Russia has launched serial deliveries of Tsirkon/Zircon hypersonic missiles to the Russian Navy, Defense Minister Sergey Shoigu confirmed.
“We have launched serial deliveries of the Navy-based Tsirkon hypersonic missiles,” Shoigu said. “The frigate Admiral of the Fleet of the Soviet Union Gorshkov with top-notch Tsirkon seaborne hypersonic missile systems undergoes final preparations before embarking on a mission in the world ocean.”
President Vladimir Putin said at the meeting that Admiral Gorshkov, armed with Tsirkon hypersonic missiles, would begin combat duty by January 2023.
Putin also said that Russia would maintain combat readiness and improve the nuclear triad, which is the main guarantee of Russia’s sovereignty.
“We will continue to maintain combat readiness and improve the nuclear triad. This is the main guarantee of preserving our sovereignty and territorial integrity, strategic parity, and general balance of power in the world,” Putin said at a meeting of the Russian Defense Ministry board.
The president added that modern weapons made up 91% of Russia’s strategic nuclear forces.
Russia’s newest land-based intercontinental ballistic missile (ICBM), Sarmat, will be put on combat duty in the near future, Putin said.
“Successful launches of the Sarmat heavy intercontinental ballistic missile during state tests made it possible to start working on its deployment,” Russian Defense Minister Sergei Shoigu said.
The Sarmat system is meant to replace RS-20 Voevoda missile systems. The new missile is capable of striking targets at long ranges using various flight trajectories and is guaranteed to overcome any existing and prospective anti-missile defense systems.
Having the longest range of target engagement, Sarmat is also expected to reinforce the combat capabilities of the Russian strategic nuclear forces. The first test launch of the Sarmat missile was carried out on April 20.
The Russian nuclear triad will be also replenished with the first strategic bomber, Tu-160M, Shoigu added.
Putin said that the nuclear triad, the aerospace forces, and the navy made up Russia’s strengths and, as such, were maintained in good condition. However, more work needed to be done to improve the country’s ground forces and communications systems, according to the president.

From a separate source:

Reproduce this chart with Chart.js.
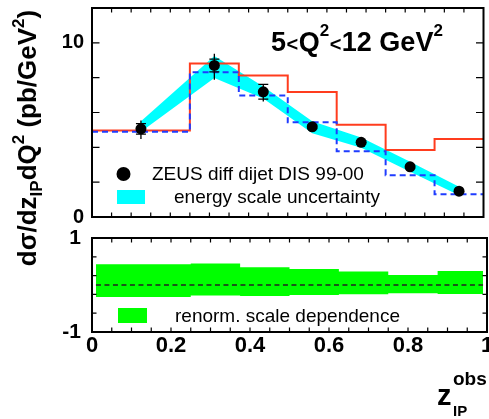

At the same time, Putin noted that Russia has everything it needs to build up military potential using its own scientific, technological, industrial, and personnel resources without damaging its economy and social sectors.
Partial mobilization in Russia was conducted to stabilize the situation on the front, defend the country’s new territories and create conditions for a further offensive, Russian Defense Minister Sergei Shoigu said.
“Stabilization of the situation, protection of new territories and further offensive operations required the increase in fighting strength of our troops. Partial mobilization was conducted for that purpose,” Shoigu said at a collegium meeting at the Defense Ministry.
The minister noted that Russia had not carried out mobilization and related activities since the end of World War II, which was why the country faced some difficulties at the early stage of the partial mobilization.
As many as 300,000 Russian citizens were drafted as a result of the mobilization. Another 830,000 Russians were exempted from it since they work at socially, militarily and economically significant facilities and another 20,000 people joined the special military operation as volunteers.
Russian President Vladimir Putin ordered partial mobilization in the country on September 21, the day after the Donetsk and Luhansk breakaway republics, as well as the Russian-controlled parts of the Zaporizhzhia and Kherson regions, scheduled referendums on accession to Russia.
The partial mobilization was prompted by the need to control the 1,000-kilometer (621-mile) contact line between Ukrainian- and Russian-controlled territories, according to Shoigu.